Na verdade, o Governo cada vez exige uma parte cada vez maior do rendimento disponível dos trabalhadores para pagar serviços que o próprio deveria assegurar, nomeadamente a qualidade da água na fonte, a integridade do ciclo da água, tal como cabe às autarquias a gestão do abastecimento aos cidadãos. Ora, ao remeter um conjunto dessas responsabilidades para uma entidade reguladora, o governo não só se demite de realizar as suas tarefas, como se recusa a assumir os seus custos.
O governo cria uma entidade para fazer aquilo que o próprio Governo deveria fazer, em nome da “liberdade de mercado” e do lucro das empresas. Fruto da privatização e concessão galopante dos serviços, o consumidor vê aumentar as tarifas cobradas significativamente, incluindo os custos do financiamento da suposta regulação do mercado.
Muitos têm sido os argumentos para conduzir a discussão no sentido da bondade/inevitabilidade da privatização da água, entre os quais, é frequente ouvir comparações e exemplos de outros países da União Europeia. Convém lembrar que, de entre os estados membros da UE, a água e os serviços de água são exclusivamente públicos na Dinamarca, Grécia, Irlanda, Luxemburgo, Holanda e Áustria. Na Holanda, para garantir que essa situação não se alteraria, o parlamento aprovou em Novembro de 2004 uma lei que veda ao sector privado os serviços de abastecimento de água.
Em Paris, os serviços de água foram remunicipalizados em 2010, depois terem sido privatizados em meados dos anos 80. Da privatização apenas resultaram lucros fabulosos para os privados, e uma falta de investimentos de tal ordem que colocou o abastecimento de água à beira da ruptura.

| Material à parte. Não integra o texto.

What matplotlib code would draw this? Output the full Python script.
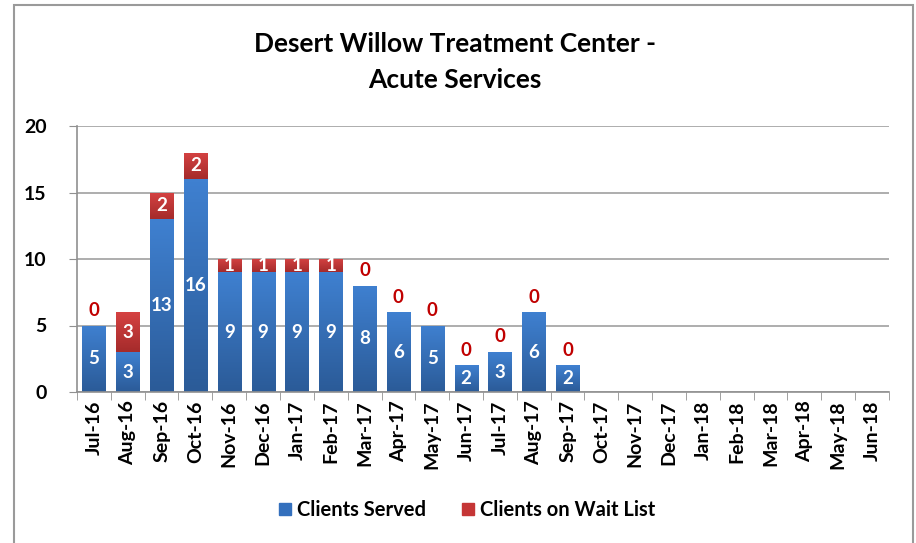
import numpy as np
import matplotlib
matplotlib.use('Agg')
import matplotlib.pyplot as plt
from matplotlib.colors import LinearSegmentedColormap
from matplotlib.patches import Rectangle

plt.rcParams['font.family'] = ['Lato', 'DejaVu Sans']
plt.rcParams['font.weight'] = 'bold'

# ------------------------------------------------------------------
# Datos
# ------------------------------------------------------------------
months = ['Jul-16', 'Aug-16', 'Sep-16', 'Oct-16', 'Nov-16', 'Dec-16',
          'Jan-17', 'Feb-17', 'Mar-17', 'Apr-17', 'May-17', 'Jun-17',
          'Jul-17', 'Aug-17', 'Sep-17', 'Oct-17', 'Nov-17', 'Dec-17',
          'Jan-18', 'Feb-18', 'Mar-18', 'Apr-18', 'May-18', 'Jun-18']
served = [5, 3, 13, 16, 9, 9, 9, 9, 8, 6, 5, 2, 3, 6, 2]
wait_list = [0, 3, 2, 2, 1, 1, 1, 1, 0, 0, 0, 0, 0, 0, 0]

blue_cmap = LinearSegmentedColormap.from_list('b', ['#2b5b98', '#3f80d0'])
red_cmap = LinearSegmentedColormap.from_list('r', ['#a52b2b', '#d54242'])

fig = plt.figure(figsize=(9.16, 5.43), dpi=100)
fig.patches.append(Rectangle((14 / 916, -0.01), 899 / 916, 1 - 5 / 543 + 0.01,
                             transform=fig.transFigure, fill=False,
                             edgecolor='#9a9a9a', linewidth=1.5))
ax = fig.add_axes([77 / 916, 1 - 392 / 543, 812 / 916, 266 / 543])

x = np.arange(len(months))
w = 0.68

def gradient_bar(xc, bottom, height, cmap):
    bar = ax.bar(xc, height, w, bottom=bottom, color='none', edgecolor='none')[0]
    grad = np.linspace(0, 1, 64).reshape(-1, 1)
    im = ax.imshow(grad, extent=[xc - w / 2, xc + w / 2, bottom, bottom + height],
                   origin='lower', aspect='auto', cmap=cmap, zorder=2)
    im.set_clip_path(bar)

for i, s in enumerate(served):
    gradient_bar(x[i], 0, s, blue_cmap)
    ax.text(x[i], s / 2, str(s), ha='center', va='center', color='white',
            fontsize=13.5, fontweight='bold', zorder=3)
    wl = wait_list[i]
    if wl > 0:
        gradient_bar(x[i], s, wl, red_cmap)
        ax.text(x[i], s + wl / 2, str(wl), ha='center', va='center', color='white',
                fontsize=13.5, fontweight='bold', zorder=3)
    else:
        ax.text(x[i], s + 0.5, '0', ha='center', va='bottom', color='#c00000',
                fontsize=13.5, fontweight='bold', zorder=3)

ax.set_xlim(-0.5, len(months) - 0.5)
ax.set_ylim(0, 20)
ax.set_yticks([0, 5, 10, 15, 20])
ax.set_xticks(x)
ax.set_xticklabels(months, rotation=90, fontsize=14, fontweight='bold')
ax.tick_params(axis='y', labelsize=14, length=6, color='#909090', pad=16)
ax.tick_params(axis='x', length=0, pad=6)
ax.set_xticks(np.arange(-0.5, len(months)), minor=True)
ax.tick_params(axis='x', which='minor', length=6, color='#909090')
ax.grid(axis='y', color='#a0a0a0', linewidth=1.2, zorder=0)
ax.set_axisbelow(True)
for side in ['top', 'right']:
    ax.spines[side].set_visible(False)
ax.spines['left'].set_color('#909090')
ax.spines['bottom'].set_color('#909090')
ax.spines['left'].set_linewidth(1.2)
ax.spines['bottom'].set_linewidth(1.2)

fig.text(0.497, 1 - 62 / 543, 'Desert Willow Treatment Center -\nAcute Services',
         ha='center', va='center', fontsize=19, fontweight='bold', linespacing=1.55)

handles = [Rectangle((0, 0), 1, 1, color='#3470bd'), Rectangle((0, 0), 1, 1, color='#c53636')]
fig.legend(handles, ['Clients Served', 'Clients on Wait List'], loc='center',
           bbox_to_anchor=(467 / 916, 1 - 510 / 543), ncol=2, frameon=False,
           fontsize=14.5, handlelength=0.6, handleheight=0.6, columnspacing=1.8,
           handletextpad=0.3)

fig.savefig('out.png', dpi=100)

A privatização da água empurrou países inteiros para a ruptura social, colocou populações em perigo e já se provou a pior das opções, mas também se revelou bastante lucrativa. Os grandes grupos económicos estão com as unhas afiadas para agarrar a água e transformá-la num negócio.
Como em outros exemplos de serviços públicos, também no caso da destruição dos serviços públicos de água não pode ser desligada do ataque aos trabalhadores, aos seus postos de trabalho e aos seus direitos. Por isso esta luta em defesa da água é uma luta também dos próprios trabalhadores.

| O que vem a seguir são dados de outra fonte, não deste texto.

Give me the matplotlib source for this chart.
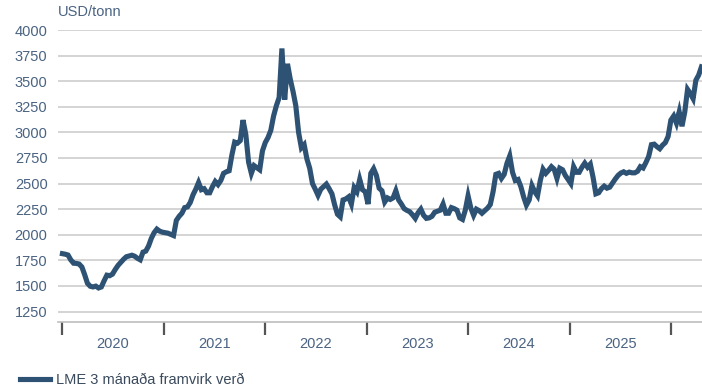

Há quem queira abrir a possibilidade de realização de um referendo. Quem o faz fica-se pelo anúncio e poucas ou nenhumas acções que combatam a privatização. Temos vindo a dizer que, abrir a possibilidade de um referendo é admitir que a água pode ser privatizada, o que é inaceitável. A água é um direito. A luta em defesa da água tem que ser travada no plano da informação, do debate e da luta das grandes massas, ganhando mais e mais pessoas para a necessidade de a defender.
É grave que o Governo português oriente a sua política de recursos hídricos pelos interesses dos grandes grupos económicos e não pelos interesses das pessoas e do país, da sua economia, da sua produção, da sua soberania.
A luta pela água pública, pela água como um direito, como um elemento essencial à vida, à saúde e a todos os sectores produtivos, tem assumido um papel determinante em todo o mundo e também em Portugal, onde são muitos os exemplos de mobilização em torno da defesa da água.
Hoje a luta pela água pública faz parte integrante da luta contra pacto de agressão do FMI e União Europeia que visa a sua privatização, tal como se insere na luta por uma política alternativa que a defenda e valorize, uma alternativa como a que nós preconizamos na nossa proposta de uma política patriótica e de esquerda.